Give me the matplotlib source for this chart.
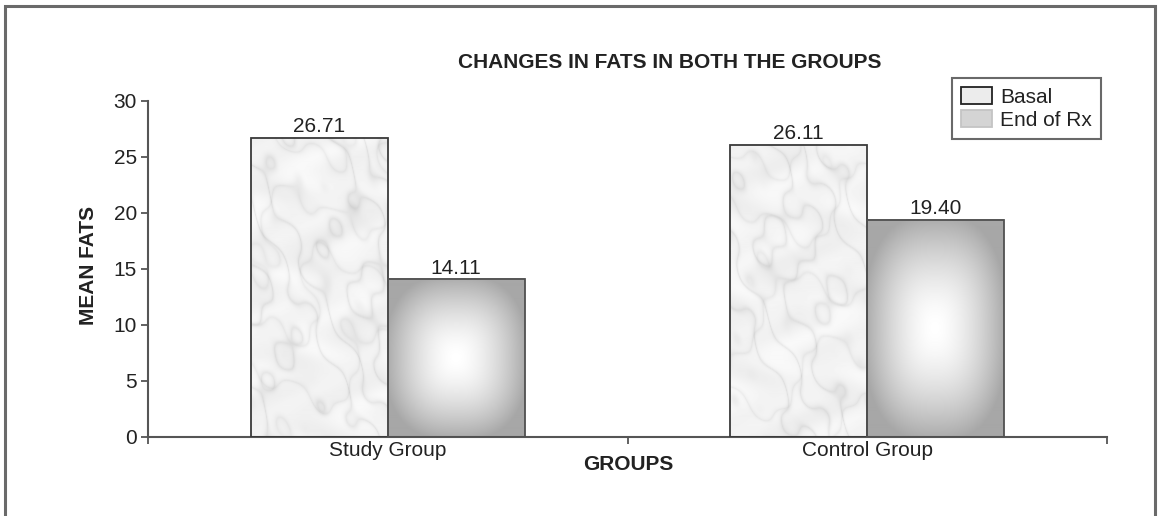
import numpy as np
import matplotlib
matplotlib.use("Agg")
import matplotlib.pyplot as plt
from matplotlib.patches import Rectangle, Patch

# Mean fats per group, before and after treatment
groups = ["Study Group", "Control Group"]
series_names = ["Basal", "End of Rx"]
basal = [26.71, 26.11]
end_rx = [14.11, 19.40]
y_ticks = [0, 5, 10, 15, 20, 25, 30]

plt.rcParams['font.family'] = ['Liberation Sans', 'DejaVu Sans']
FS = 15

W, H = 1160, 516
fig = plt.figure(figsize=(W / 100, H / 100), dpi=100)

# outer frame around the whole chart
fig.patches.append(Rectangle((5 / W, -0.02), 1150 / W, 1 - 6 / H + 0.02,
                             transform=fig.transFigure, fill=False,
                             edgecolor='#6a6a6a', lw=2.2))

ax = fig.add_axes([148 / W, 1 - 437 / H, 959 / W, 336 / H])


def marble(h, w, phase):
    yy, xx = np.mgrid[0:h, 0:w].astype(float)
    turb = (1.8 * np.sin(xx / 23 + yy / 37 + phase)
            + 0.9 * np.sin(xx / 11 - yy / 17 + 2 * phase)
            + 0.4 * np.sin(xx / 5.3 + yy / 7.1 + phase))
    veins = np.abs(np.sin((xx * 0.6 + yy * 0.25) / 9 + turb))
    veins2 = np.abs(np.sin((xx * 0.2 - yy * 0.5) / 13 + 0.7 * turb + 1.3))
    cloud = 0.5 + 0.5 * np.sin(xx / 17 + np.sin(yy / 13 + phase) * 2.0) * np.sin(yy / 29 - xx / 41)
    val = (0.975 - 0.07 * (1 - veins) ** 4 - 0.05 * (1 - veins2) ** 5
           - 0.045 * cloud)
    return np.clip(val, 0, 1)


def glow(h, w):
    v, u = np.mgrid[-1:1:h * 1j, -1:1:w * 1j]
    r = (np.abs(u) ** 2.6 + np.abs(v) ** 2.6) ** (1 / 2.6)
    t = np.clip(r, 0, 1.05) ** 1.6
    return 1 - 0.32 * t


x = np.arange(len(groups))
w = 0.2857
b1 = ax.bar(x - w / 2, basal, w, facecolor='none', edgecolor='#3a3a3a', lw=1.3, zorder=3,
            label=series_names[0])
b2 = ax.bar(x + w / 2, end_rx, w, facecolor='none', edgecolor='#505050', lw=1.3, zorder=3,
            label=series_names[1])

for i, rect in enumerate(b1.patches):
    x0, h_ = rect.get_x(), rect.get_height()
    img = marble(int(h_ * 11.2), 137, phase=1.7 * i)
    ax.imshow(img, cmap='gray', vmin=0, vmax=1, extent=(x0, x0 + w, 0, h_),
              origin='lower', aspect='auto', zorder=2, interpolation='bilinear')
for rect in b2.patches:
    x0, h_ = rect.get_x(), rect.get_height()
    img = glow(int(h_ * 11.2), 137)
    ax.imshow(img, cmap='gray', vmin=0, vmax=1, extent=(x0, x0 + w, 0, h_),
              origin='lower', aspect='auto', zorder=2, interpolation='bilinear')

ax.bar_label(b1, labels=[f"{v:.2f}" for v in basal], padding=1, fontsize=FS, color='#222')
ax.bar_label(b2, labels=[f"{v:.2f}" for v in end_rx], padding=1, fontsize=FS, color='#222')

ax.set_xlim(-0.5, len(groups) - 0.5)
ax.set_ylim(0, 30)
ax.set_yticks(y_ticks)
ax.set_yticklabels([str(t) for t in y_ticks], fontsize=FS, color='#222')
ax.set_xticks(x)
ax.set_xticklabels(groups, fontsize=FS, color='#222')
ax.set_xticks(np.arange(len(groups) + 1) - 0.5, minor=True)
ax.tick_params(axis='x', which='major', length=0, pad=3)
ax.tick_params(axis='x', which='minor', length=5, width=1.3, color='#555', direction='out')
ax.tick_params(axis='y', length=5, width=1.3, color='#555', direction='out', pad=3)

for s in ('top', 'right'):
    ax.spines[s].set_visible(False)
for s in ('left', 'bottom'):
    ax.spines[s].set_color('#555')
    ax.spines[s].set_linewidth(1.5)

fig.text(670 / W, 1 - 62 / H, "CHANGES IN FATS IN BOTH THE GROUPS", ha='center', va='center',
         fontsize=FS, fontweight='bold', color='#222')
fig.text(628 / W, 1 - 465 / H, "GROUPS", ha='center', va='center',
         fontsize=FS, fontweight='bold', color='#222')
fig.text(88 / W, 1 - 265 / H, "MEAN FATS", ha='center', va='center', rotation=90,
         fontsize=FS, fontweight='bold', color='#222')

handles = [Patch(facecolor='#ececec', edgecolor='#222', lw=1.3),
           Patch(facecolor='#d4d4d4', edgecolor='#c4c4c4', lw=1.3)]
leg = fig.legend(handles, series_names, loc='upper left',
                 bbox_to_anchor=(952 / W, 1 - 78 / H), fontsize=FS, frameon=True,
                 fancybox=False, borderpad=0.45, handlelength=1.45, handleheight=0.85,
                 handletextpad=0.4, labelspacing=0.15, borderaxespad=0)
leg.get_frame().set_edgecolor('#444')
leg.get_frame().set_linewidth(1.5)
for t in leg.get_texts():
    t.set_color('#222')

fig.savefig("out.png", dpi=100, facecolor='white')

● **Prompt**: Please repeat exactly the data above from its first line to the line that contains "fig = plt.figure(figsize=(W", inclusive, and leave every picture out.

● **The solution**:
Give me the matplotlib source for this chart.
import numpy as np
import matplotlib
matplotlib.use("Agg")
import matplotlib.pyplot as plt
from matplotlib.patches import Rectangle, Patch

# Mean fats per group, before and after treatment
groups = ["Study Group", "Control Group"]
series_names = ["Basal", "End of Rx"]
basal = [26.71, 26.11]
end_rx = [14.11, 19.40]
y_ticks = [0, 5, 10, 15, 20, 25, 30]

plt.rcParams['font.family'] = ['Liberation Sans', 'DejaVu Sans']
FS = 15

W, H = 1160, 516
fig = plt.figure(figsize=(W / 100, H / 100), dpi=100)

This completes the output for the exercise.